------ DATA SHOWN ------

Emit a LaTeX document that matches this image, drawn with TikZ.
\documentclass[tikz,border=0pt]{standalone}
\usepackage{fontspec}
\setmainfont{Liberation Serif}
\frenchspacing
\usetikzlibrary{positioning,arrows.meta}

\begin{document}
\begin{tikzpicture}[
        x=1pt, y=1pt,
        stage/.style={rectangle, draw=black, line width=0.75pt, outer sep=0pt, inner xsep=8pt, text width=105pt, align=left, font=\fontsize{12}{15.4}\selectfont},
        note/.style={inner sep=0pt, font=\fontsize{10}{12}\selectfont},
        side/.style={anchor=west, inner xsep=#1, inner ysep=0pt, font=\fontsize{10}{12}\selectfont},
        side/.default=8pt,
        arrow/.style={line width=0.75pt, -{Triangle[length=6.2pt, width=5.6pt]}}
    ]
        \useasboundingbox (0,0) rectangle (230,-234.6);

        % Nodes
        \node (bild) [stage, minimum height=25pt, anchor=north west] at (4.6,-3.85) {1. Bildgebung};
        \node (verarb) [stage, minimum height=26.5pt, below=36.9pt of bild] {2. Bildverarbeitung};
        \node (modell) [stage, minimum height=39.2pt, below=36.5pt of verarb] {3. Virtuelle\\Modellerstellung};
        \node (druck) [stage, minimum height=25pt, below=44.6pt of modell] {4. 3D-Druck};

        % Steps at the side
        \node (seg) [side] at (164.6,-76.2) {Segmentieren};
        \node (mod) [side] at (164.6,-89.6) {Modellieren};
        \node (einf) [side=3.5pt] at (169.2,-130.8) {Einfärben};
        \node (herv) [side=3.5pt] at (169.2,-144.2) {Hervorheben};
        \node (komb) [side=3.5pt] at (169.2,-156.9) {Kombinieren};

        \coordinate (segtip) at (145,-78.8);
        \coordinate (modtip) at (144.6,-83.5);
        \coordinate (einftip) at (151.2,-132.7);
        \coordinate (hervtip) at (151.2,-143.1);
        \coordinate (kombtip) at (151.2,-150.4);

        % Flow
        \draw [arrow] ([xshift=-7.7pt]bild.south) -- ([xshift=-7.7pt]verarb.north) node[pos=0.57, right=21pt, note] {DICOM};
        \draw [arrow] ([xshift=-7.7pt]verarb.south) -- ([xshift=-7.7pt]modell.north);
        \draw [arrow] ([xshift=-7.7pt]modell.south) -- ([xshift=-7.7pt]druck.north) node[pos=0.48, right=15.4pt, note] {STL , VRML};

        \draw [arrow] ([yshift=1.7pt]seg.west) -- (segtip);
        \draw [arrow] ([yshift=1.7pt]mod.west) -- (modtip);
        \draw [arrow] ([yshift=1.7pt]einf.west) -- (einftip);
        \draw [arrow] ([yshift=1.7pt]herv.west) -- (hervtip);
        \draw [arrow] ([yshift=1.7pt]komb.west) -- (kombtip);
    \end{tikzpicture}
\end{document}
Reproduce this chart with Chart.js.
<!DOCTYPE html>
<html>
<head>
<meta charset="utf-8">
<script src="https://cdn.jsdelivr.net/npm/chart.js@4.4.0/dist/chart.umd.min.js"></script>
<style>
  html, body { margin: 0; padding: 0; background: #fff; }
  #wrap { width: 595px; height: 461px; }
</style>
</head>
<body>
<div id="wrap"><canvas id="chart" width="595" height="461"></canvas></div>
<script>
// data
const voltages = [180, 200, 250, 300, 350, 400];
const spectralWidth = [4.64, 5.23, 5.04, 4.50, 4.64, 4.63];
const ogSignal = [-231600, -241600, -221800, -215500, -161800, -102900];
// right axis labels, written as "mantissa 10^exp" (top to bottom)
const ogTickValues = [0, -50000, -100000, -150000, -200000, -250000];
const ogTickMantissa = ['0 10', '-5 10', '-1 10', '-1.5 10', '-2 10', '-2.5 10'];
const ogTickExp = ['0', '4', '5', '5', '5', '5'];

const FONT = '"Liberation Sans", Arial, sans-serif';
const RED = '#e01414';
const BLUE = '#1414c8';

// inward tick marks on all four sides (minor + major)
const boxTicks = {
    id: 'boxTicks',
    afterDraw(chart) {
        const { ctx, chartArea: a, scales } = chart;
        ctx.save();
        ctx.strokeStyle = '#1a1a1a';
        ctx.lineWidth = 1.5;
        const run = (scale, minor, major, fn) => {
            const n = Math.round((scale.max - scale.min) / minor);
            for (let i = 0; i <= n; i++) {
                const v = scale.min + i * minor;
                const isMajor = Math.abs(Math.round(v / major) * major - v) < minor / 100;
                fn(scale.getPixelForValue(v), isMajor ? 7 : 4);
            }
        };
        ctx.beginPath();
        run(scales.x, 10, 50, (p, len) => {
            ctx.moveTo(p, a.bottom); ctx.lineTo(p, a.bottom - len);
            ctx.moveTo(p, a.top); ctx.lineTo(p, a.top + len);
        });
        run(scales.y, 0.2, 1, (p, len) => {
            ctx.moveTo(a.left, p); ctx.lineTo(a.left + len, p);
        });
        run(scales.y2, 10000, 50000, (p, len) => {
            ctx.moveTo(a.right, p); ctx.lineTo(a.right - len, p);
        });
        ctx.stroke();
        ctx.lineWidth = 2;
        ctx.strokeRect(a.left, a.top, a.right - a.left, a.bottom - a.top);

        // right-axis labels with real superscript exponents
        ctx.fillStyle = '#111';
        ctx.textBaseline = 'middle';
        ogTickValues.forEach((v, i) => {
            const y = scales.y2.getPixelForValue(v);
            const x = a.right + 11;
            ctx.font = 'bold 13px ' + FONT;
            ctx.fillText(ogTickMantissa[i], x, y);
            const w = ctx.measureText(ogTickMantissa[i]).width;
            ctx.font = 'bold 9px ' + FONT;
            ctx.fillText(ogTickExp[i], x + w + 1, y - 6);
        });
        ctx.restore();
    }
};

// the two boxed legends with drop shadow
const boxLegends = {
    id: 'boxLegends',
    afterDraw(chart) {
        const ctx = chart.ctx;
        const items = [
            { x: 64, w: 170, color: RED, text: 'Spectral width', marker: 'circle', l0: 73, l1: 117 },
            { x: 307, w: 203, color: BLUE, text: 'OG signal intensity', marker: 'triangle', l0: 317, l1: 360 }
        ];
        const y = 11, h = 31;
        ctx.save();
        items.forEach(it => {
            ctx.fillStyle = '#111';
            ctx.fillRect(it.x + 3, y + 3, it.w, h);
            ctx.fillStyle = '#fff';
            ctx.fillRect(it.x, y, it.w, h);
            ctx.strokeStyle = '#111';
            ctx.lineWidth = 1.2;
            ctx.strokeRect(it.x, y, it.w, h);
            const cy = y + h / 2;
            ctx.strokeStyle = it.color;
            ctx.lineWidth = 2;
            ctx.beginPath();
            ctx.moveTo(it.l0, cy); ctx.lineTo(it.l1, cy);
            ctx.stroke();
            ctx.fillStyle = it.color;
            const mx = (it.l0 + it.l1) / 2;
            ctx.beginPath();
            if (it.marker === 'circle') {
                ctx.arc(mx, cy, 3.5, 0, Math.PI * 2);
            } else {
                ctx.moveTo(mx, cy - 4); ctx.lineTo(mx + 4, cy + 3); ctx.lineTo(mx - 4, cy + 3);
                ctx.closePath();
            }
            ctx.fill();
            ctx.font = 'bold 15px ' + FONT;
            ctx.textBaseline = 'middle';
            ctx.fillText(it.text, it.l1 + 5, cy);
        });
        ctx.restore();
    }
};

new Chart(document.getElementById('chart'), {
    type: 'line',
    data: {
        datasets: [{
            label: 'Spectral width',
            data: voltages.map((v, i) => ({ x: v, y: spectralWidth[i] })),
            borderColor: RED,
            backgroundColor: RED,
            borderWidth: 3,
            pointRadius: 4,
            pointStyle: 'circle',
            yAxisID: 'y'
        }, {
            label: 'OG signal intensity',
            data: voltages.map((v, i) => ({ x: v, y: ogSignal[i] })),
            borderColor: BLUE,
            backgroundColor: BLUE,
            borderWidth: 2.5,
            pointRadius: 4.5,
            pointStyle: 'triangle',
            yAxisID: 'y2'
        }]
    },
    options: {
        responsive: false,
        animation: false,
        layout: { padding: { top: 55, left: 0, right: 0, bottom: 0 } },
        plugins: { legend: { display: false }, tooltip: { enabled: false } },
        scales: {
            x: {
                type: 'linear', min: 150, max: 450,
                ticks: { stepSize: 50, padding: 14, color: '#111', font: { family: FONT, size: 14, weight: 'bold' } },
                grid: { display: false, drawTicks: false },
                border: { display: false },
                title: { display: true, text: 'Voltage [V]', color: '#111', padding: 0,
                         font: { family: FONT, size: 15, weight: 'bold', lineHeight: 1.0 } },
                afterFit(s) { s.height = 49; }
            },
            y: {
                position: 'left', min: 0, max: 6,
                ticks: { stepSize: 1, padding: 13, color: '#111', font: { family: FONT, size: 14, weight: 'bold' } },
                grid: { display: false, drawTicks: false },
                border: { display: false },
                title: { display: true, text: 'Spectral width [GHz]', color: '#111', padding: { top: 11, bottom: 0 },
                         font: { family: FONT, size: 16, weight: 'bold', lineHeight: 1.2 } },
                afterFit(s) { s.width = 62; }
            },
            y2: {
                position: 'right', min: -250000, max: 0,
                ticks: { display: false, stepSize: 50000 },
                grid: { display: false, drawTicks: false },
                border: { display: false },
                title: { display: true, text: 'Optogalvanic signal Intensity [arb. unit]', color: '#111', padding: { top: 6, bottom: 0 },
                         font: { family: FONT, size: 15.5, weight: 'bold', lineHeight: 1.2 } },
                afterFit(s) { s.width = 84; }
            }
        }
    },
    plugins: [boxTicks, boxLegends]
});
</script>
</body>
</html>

------

EXERCISE GOAL:
Beginning at the first line of the records, give again each line exactly as written, ending with the line that contains "(komb) [side=3.5pt] at".

OUTPUT:
Emit a LaTeX document that matches this image, drawn with TikZ.
\documentclass[tikz,border=0pt]{standalone}
\usepackage{fontspec}
\setmainfont{Liberation Serif}
\frenchspacing
\usetikzlibrary{positioning,arrows.meta}

\begin{document}
\begin{tikzpicture}[
        x=1pt, y=1pt,
        stage/.style={rectangle, draw=black, line width=0.75pt, outer sep=0pt, inner xsep=8pt, text width=105pt, align=left, font=\fontsize{12}{15.4}\selectfont},
        note/.style={inner sep=0pt, font=\fontsize{10}{12}\selectfont},
        side/.style={anchor=west, inner xsep=#1, inner ysep=0pt, font=\fontsize{10}{12}\selectfont},
        side/.default=8pt,
        arrow/.style={line width=0.75pt, -{Triangle[length=6.2pt, width=5.6pt]}}
    ]
        \useasboundingbox (0,0) rectangle (230,-234.6);

        % Nodes
        \node (bild) [stage, minimum height=25pt, anchor=north west] at (4.6,-3.85) {1. Bildgebung};
        \node (verarb) [stage, minimum height=26.5pt, below=36.9pt of bild] {2. Bildverarbeitung};
        \node (modell) [stage, minimum height=39.2pt, below=36.5pt of verarb] {3. Virtuelle\\Modellerstellung};
        \node (druck) [stage, minimum height=25pt, below=44.6pt of modell] {4. 3D-Druck};

        % Steps at the side
        \node (seg) [side] at (164.6,-76.2) {Segmentieren};
        \node (mod) [side] at (164.6,-89.6) {Modellieren};
        \node (einf) [side=3.5pt] at (169.2,-130.8) {Einfärben};
        \node (herv) [side=3.5pt] at (169.2,-144.2) {Hervorheben};
        \node (komb) [side=3.5pt] at (169.2,-156.9) {Kombinieren};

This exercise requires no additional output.